On some nights in Trastevere along the Tiber River there are festivals where you can play games, make purchases, eat, hang out or like us- people watch.

The only guided tour we took in Rome was out of Rome to Pompeii. It was a long bus ride but I highly recommend others to take a day trip someplace else while staying in Rome. There are many great places that can be visited with a day trip from Rome. Visiting Pompeii and listening to it’s history was a great experiences. After touring the ruins, we climbed Mt. Vesuvius. This was quite interesting since another volcano erupted close by the following day. It was a tedious hike, but provided a wonderful view of the other island in the distance, if you can endure the trek up the steep incline and rocky road. I just kept thinking of the movie Pompeii. City Wonders was our tour guide company.

Eating Vegan

Much of the food we consumed in Rome, we prepared ourselves after visits to the neighborhood markets: Carrefour and Pam. But of course I searched out some vegan restaurants. I really enjoyed eating at Flower Burger and you know it’s good vegan food if the non-vegans enjoy it as well. We tried out the spicy chickpea, cheesy chickpea, and the flower burger. All were fantastic. Another vegan restaurant I tried was Ecru- fully organic, vegan and raw. A little too raw for my taste and expensive. You can also find a few ice-cream shops that serve vegan ice cream, not just sorbet.

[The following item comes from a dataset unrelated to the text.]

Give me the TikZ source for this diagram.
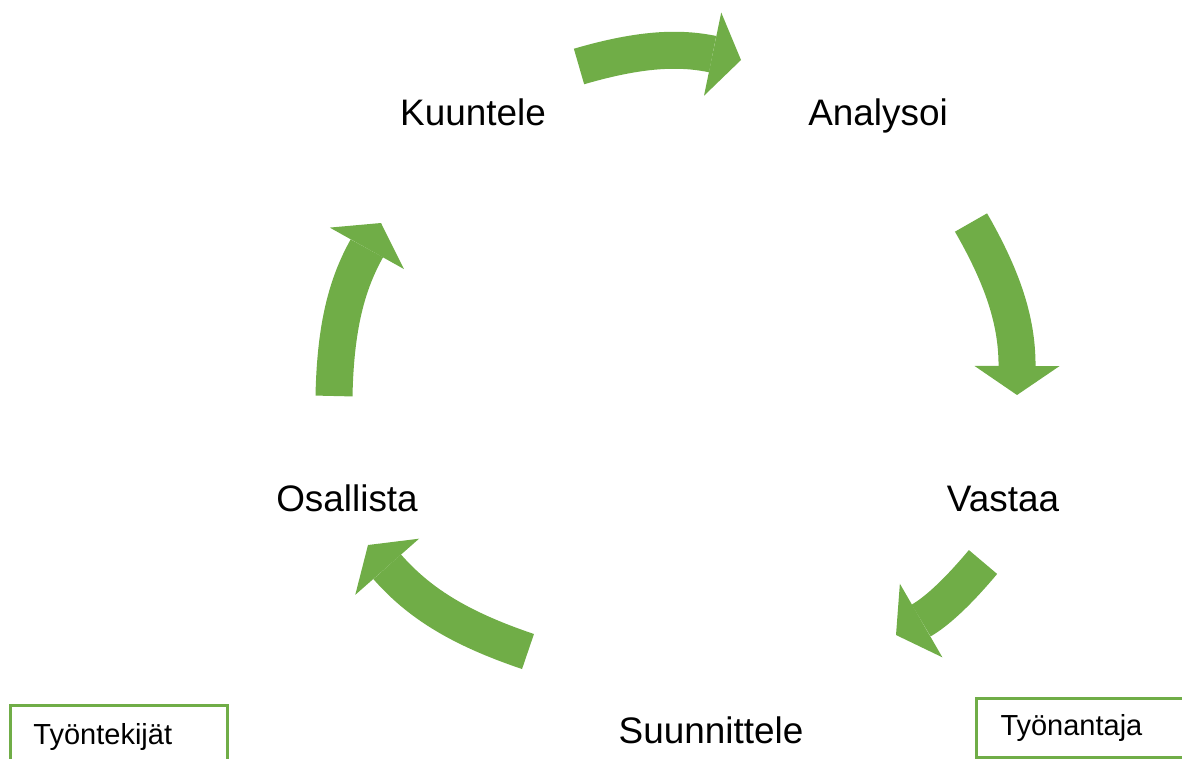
\documentclass[tikz,border=0pt]{standalone}
\usepackage{fontspec}
\setmainfont{Liberation Sans}
\usetikzlibrary{arrows.meta}
\definecolor{cyclegreen}{HTML}{70AD47}

\begin{document}
\begin{tikzpicture}[
    x=0.02cm, y=-0.02cm,
    stage/.style={font=\fontsize{21}{25}\selectfont, anchor=base, inner sep=0pt},
    role/.style={draw=cyclegreen, line width=0.06cm, anchor=north west, align=left,
        font=\fontsize{16.5}{19}\selectfont, inner xsep=0.46cm, inner ysep=0pt},
    cyclearrow/.style={draw=cyclegreen, line width=0.74cm,
        -{Triangle[length=0.58cm, width=1.7cm, line width=0pt]}, bend left=#1},
    cyclearrow/.default=15
]
    \useasboundingbox (0,0) rectangle (1182,758);
    \clip (0,0) rectangle (1182,758);

    % Draw nodes
    \node[stage] (kuuntele) at (473,125) {Kuuntele};
    \node[stage] (analysoi) at (878,125) {Analysoi};
    \node[stage] (vastaa) at (1003,511) {Vastaa};
    \node[stage] (suunnittele) at (711,743) {Suunnittele};
    \node[stage] (osallista) at (347,511) {Osallista};

    \node[role, text width=3.42cm, minimum height=1.24cm] (tyontekijat) at (9,704) {Työntekijät};
    \node[role, text width=4cm, minimum height=1.18cm, inner xsep=0.48cm] (tyonantaja) at (975,697) {Työnantaja};

    % Draw connections
    \coordinate (kuuntele-out) at (579,66.5);
    \coordinate (analysoi-in) at (741,60);
    \coordinate (analysoi-out) at (971,222.5);
    \coordinate (vastaa-in) at (1017,395);
    \coordinate (vastaa-out) at (983,562);
    \coordinate (suunnittele-in) at (896,635);
    \coordinate (suunnittele-out) at (528,651.5);
    \coordinate (osallista-in) at (368,545);
    \coordinate (osallista-out) at (334,396);
    \coordinate (kuuntele-in) at (381,223);

    \draw[cyclearrow=14] (kuuntele-out) to (analysoi-in);
    \draw[cyclearrow=15] (analysoi-out) to (vastaa-in);
    \draw[cyclearrow=10] (vastaa-out) to (suunnittele-in);
    \draw[cyclearrow=15] (suunnittele-out) to (osallista-in);
    \draw[cyclearrow=14] (osallista-out) to (kuuntele-in);

\end{tikzpicture}
\end{document}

Ten days in Rome was enough time to see the sights and really enjoy all that Rome has to offer. I would like to revisit again but next time I’d like to stay on the outskirts to enjoy more of the countryside of Rome. But for a first timer, when in Rome you must: take in the sights, walk around to appreciate the architecture, try the gelato and definitely take a day trip to one of the other famous cities. There is so much to see and do in Rome, on a visit one could never get bored.